begin DATA EXTRACT

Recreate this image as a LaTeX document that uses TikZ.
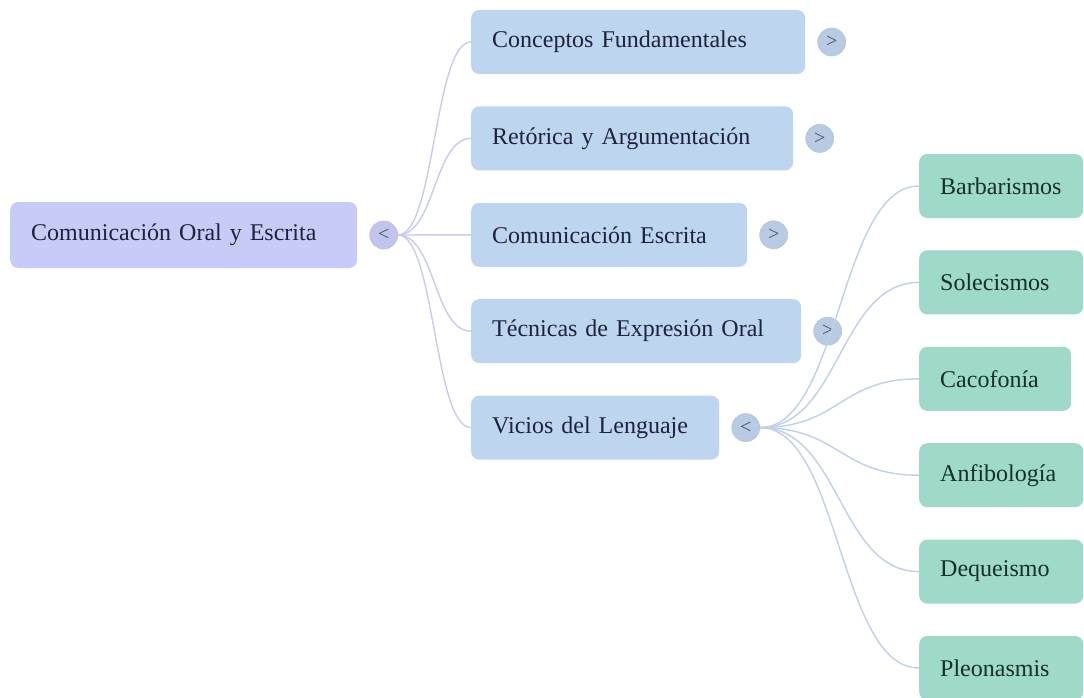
\documentclass[tikz,border=0pt]{standalone}
\usepackage{fontspec}
\setmainfont{Liberation Serif}
\usetikzlibrary{positioning}
\definecolor{rootfill}{RGB}{199,203,248}
\definecolor{topicfill}{RGB}{189,213,239}
\definecolor{leaffill}{RGB}{159,217,201}
\definecolor{rootline}{RGB}{200,203,240}
\definecolor{topicline}{RGB}{192,208,232}
\definecolor{inktext}{RGB}{30,34,58}
\definecolor{leaftext}{RGB}{20,48,40}
\tikzstyle{rootbox} = [rectangle, rounded corners=8pt, fill=rootfill, minimum height=66pt, inner xsep=21pt, align=left, text=inktext, font=\fontsize{24}{28}\selectfont]
\tikzstyle{topic} = [rectangle, rounded corners=8pt, fill=topicfill, minimum height=64pt, inner xsep=21pt, align=left, text=inktext, font=\fontsize{24}{28}\selectfont]
\tikzstyle{leaf} = [rectangle, rounded corners=8pt, fill=leaffill, minimum height=64pt, inner xsep=21pt, align=left, text=leaftext, font=\fontsize{24}{28}\selectfont]
\tikzstyle{toggle} = [circle, minimum size=28pt, inner sep=0pt, fill=topicfill!90!gray, draw=topicfill!80!gray, line width=0.6pt, text=inktext!80, font=\fontsize{20}{20}\selectfont]
\tikzstyle{branch} = [line width=1.4pt, draw=rootline]
\tikzstyle{twig} = [line width=1.4pt, draw=topicline]

\begin{document}
\begin{tikzpicture}[x=1pt, y=-1pt]
	\useasboundingbox (0,0) rectangle (1084,698);
	\node (Root) [rootbox, text width=305pt, anchor=west] at (10,235) {Comunicación Oral y Escrita};
	\node (RootToggle) [toggle, fill=rootfill!92!gray, draw=rootfill!80!gray, right = 12pt of Root] {<};
	\node (Conceptos) [topic, text width=292pt, anchor=west] at (471,42) {Conceptos Fundamentales};
	\node (Retorica) [topic, text width=280pt, below = 32pt of Conceptos.south west, anchor=north west] {Retórica y Argumentación};
	\node (Escrita) [topic, text width=234pt, below = 32pt of Retorica.south west, anchor=north west] {Comunicación Escrita};
	\node (Tecnicas) [topic, text width=288pt, below = 32pt of Escrita.south west, anchor=north west] {Técnicas de Expresión Oral};
	\node (Vicios) [topic, text width=206pt, below = 32pt of Tecnicas.south west, anchor=north west] {Vicios del Lenguaje};
	\node (ConceptosToggle) [toggle, right = 12pt of Conceptos] {>};
	\node (RetoricaToggle) [toggle, right = 12pt of Retorica] {>};
	\node (EscritaToggle) [toggle, right = 12pt of Escrita] {>};
	\node (TecnicasToggle) [toggle, right = 12pt of Tecnicas] {>};
	\node (ViciosToggle) [toggle, right = 12pt of Vicios] {<};
	\node (Barbarismos) [leaf, text width=122pt, anchor=west] at (919,186) {Barbarismos};
	\node (Solecismos) [leaf, text width=122pt, below = 32pt of Barbarismos.south west, anchor=north west] {Solecismos};
	\node (Cacofonia) [leaf, text width=110pt, below = 32pt of Solecismos.south west, anchor=north west] {Cacofonía};
	\node (Anfibologia) [leaf, text width=122pt, below = 32pt of Cacofonia.south west, anchor=north west] {Anfibología};
	\node (Dequeismo) [leaf, text width=122pt, below = 32pt of Anfibologia.south west, anchor=north west] {Dequeismo};
	\node (Pleonasmis) [leaf, text width=122pt, below = 32pt of Dequeismo.south west, anchor=north west] {Pleonasmis};
	\draw [branch] (RootToggle.east) .. controls +(37,0) and +(-37,0) .. (Conceptos.west);
	\draw [branch] (RootToggle.east) .. controls +(37,0) and +(-37,0) .. (Retorica.west);
	\draw [branch] (RootToggle.east) .. controls +(37,0) and +(-37,0) .. (Escrita.west);
	\draw [branch] (RootToggle.east) .. controls +(37,0) and +(-37,0) .. (Tecnicas.west);
	\draw [branch] (RootToggle.east) .. controls +(37,0) and +(-37,0) .. (Vicios.west);
	\draw [twig] (ViciosToggle.east) .. controls +(80,0) and +(-80,0) .. (Barbarismos.west);
	\draw [twig] (ViciosToggle.east) .. controls +(80,0) and +(-80,0) .. (Solecismos.west);
	\draw [twig] (ViciosToggle.east) .. controls +(80,0) and +(-80,0) .. (Cacofonia.west);
	\draw [twig] (ViciosToggle.east) .. controls +(80,0) and +(-80,0) .. (Anfibologia.west);
	\draw [twig] (ViciosToggle.east) .. controls +(80,0) and +(-80,0) .. (Dequeismo.west);
	\draw [twig] (ViciosToggle.east) .. controls +(80,0) and +(-80,0) .. (Pleonasmis.west);
\end{tikzpicture}
\end{document}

end DATA EXTRACT

== GIVEN EXERCISE ==
Except for the pictures, reproduce every line exactly.

== RESULT OF THE EXERCISE ==
Recreate this image as a LaTeX document that uses TikZ.
\documentclass[tikz,border=0pt]{standalone}
\usepackage{fontspec}
\setmainfont{Liberation Serif}
\usetikzlibrary{positioning}
\definecolor{rootfill}{RGB}{199,203,248}
\definecolor{topicfill}{RGB}{189,213,239}
\definecolor{leaffill}{RGB}{159,217,201}
\definecolor{rootline}{RGB}{200,203,240}
\definecolor{topicline}{RGB}{192,208,232}
\definecolor{inktext}{RGB}{30,34,58}
\definecolor{leaftext}{RGB}{20,48,40}
\tikzstyle{rootbox} = [rectangle, rounded corners=8pt, fill=rootfill, minimum height=66pt, inner xsep=21pt, align=left, text=inktext, font=\fontsize{24}{28}\selectfont]
\tikzstyle{topic} = [rectangle, rounded corners=8pt, fill=topicfill, minimum height=64pt, inner xsep=21pt, align=left, text=inktext, font=\fontsize{24}{28}\selectfont]
\tikzstyle{leaf} = [rectangle, rounded corners=8pt, fill=leaffill, minimum height=64pt, inner xsep=21pt, align=left, text=leaftext, font=\fontsize{24}{28}\selectfont]
\tikzstyle{toggle} = [circle, minimum size=28pt, inner sep=0pt, fill=topicfill!90!gray, draw=topicfill!80!gray, line width=0.6pt, text=inktext!80, font=\fontsize{20}{20}\selectfont]
\tikzstyle{branch} = [line width=1.4pt, draw=rootline]
\tikzstyle{twig} = [line width=1.4pt, draw=topicline]

\begin{document}
\begin{tikzpicture}[x=1pt, y=-1pt]
	\useasboundingbox (0,0) rectangle (1084,698);
	\node (Root) [rootbox, text width=305pt, anchor=west] at (10,235) {Comunicación Oral y Escrita};
	\node (RootToggle) [toggle, fill=rootfill!92!gray, draw=rootfill!80!gray, right = 12pt of Root] {<};
	\node (Conceptos) [topic, text width=292pt, anchor=west] at (471,42) {Conceptos Fundamentales};
	\node (Retorica) [topic, text width=280pt, below = 32pt of Conceptos.south west, anchor=north west] {Retórica y Argumentación};
	\node (Escrita) [topic, text width=234pt, below = 32pt of Retorica.south west, anchor=north west] {Comunicación Escrita};
	\node (Tecnicas) [topic, text width=288pt, below = 32pt of Escrita.south west, anchor=north west] {Técnicas de Expresión Oral};
	\node (Vicios) [topic, text width=206pt, below = 32pt of Tecnicas.south west, anchor=north west] {Vicios del Lenguaje};
	\node (ConceptosToggle) [toggle, right = 12pt of Conceptos] {>};
	\node (RetoricaToggle) [toggle, right = 12pt of Retorica] {>};
	\node (EscritaToggle) [toggle, right = 12pt of Escrita] {>};
	\node (TecnicasToggle) [toggle, right = 12pt of Tecnicas] {>};
	\node (ViciosToggle) [toggle, right = 12pt of Vicios] {<};
	\node (Barbarismos) [leaf, text width=122pt, anchor=west] at (919,186) {Barbarismos};
	\node (Solecismos) [leaf, text width=122pt, below = 32pt of Barbarismos.south west, anchor=north west] {Solecismos};
	\node (Cacofonia) [leaf, text width=110pt, below = 32pt of Solecismos.south west, anchor=north west] {Cacofonía};
	\node (Anfibologia) [leaf, text width=122pt, below = 32pt of Cacofonia.south west, anchor=north west] {Anfibología};
	\node (Dequeismo) [leaf, text width=122pt, below = 32pt of Anfibologia.south west, anchor=north west] {Dequeismo};
	\node (Pleonasmis) [leaf, text width=122pt, below = 32pt of Dequeismo.south west, anchor=north west] {Pleonasmis};
	\draw [branch] (RootToggle.east) .. controls +(37,0) and +(-37,0) .. (Conceptos.west);
	\draw [branch] (RootToggle.east) .. controls +(37,0) and +(-37,0) .. (Retorica.west);
	\draw [branch] (RootToggle.east) .. controls +(37,0) and +(-37,0) .. (Escrita.west);
	\draw [branch] (RootToggle.east) .. controls +(37,0) and +(-37,0) .. (Tecnicas.west);
	\draw [branch] (RootToggle.east) .. controls +(37,0) and +(-37,0) .. (Vicios.west);
	\draw [twig] (ViciosToggle.east) .. controls +(80,0) and +(-80,0) .. (Barbarismos.west);
	\draw [twig] (ViciosToggle.east) .. controls +(80,0) and +(-80,0) .. (Solecismos.west);
	\draw [twig] (ViciosToggle.east) .. controls +(80,0) and +(-80,0) .. (Cacofonia.west);
	\draw [twig] (ViciosToggle.east) .. controls +(80,0) and +(-80,0) .. (Anfibologia.west);
	\draw [twig] (ViciosToggle.east) .. controls +(80,0) and +(-80,0) .. (Dequeismo.west);
	\draw [twig] (ViciosToggle.east) .. controls +(80,0) and +(-80,0) .. (Pleonasmis.west);
\end{tikzpicture}
\end{document}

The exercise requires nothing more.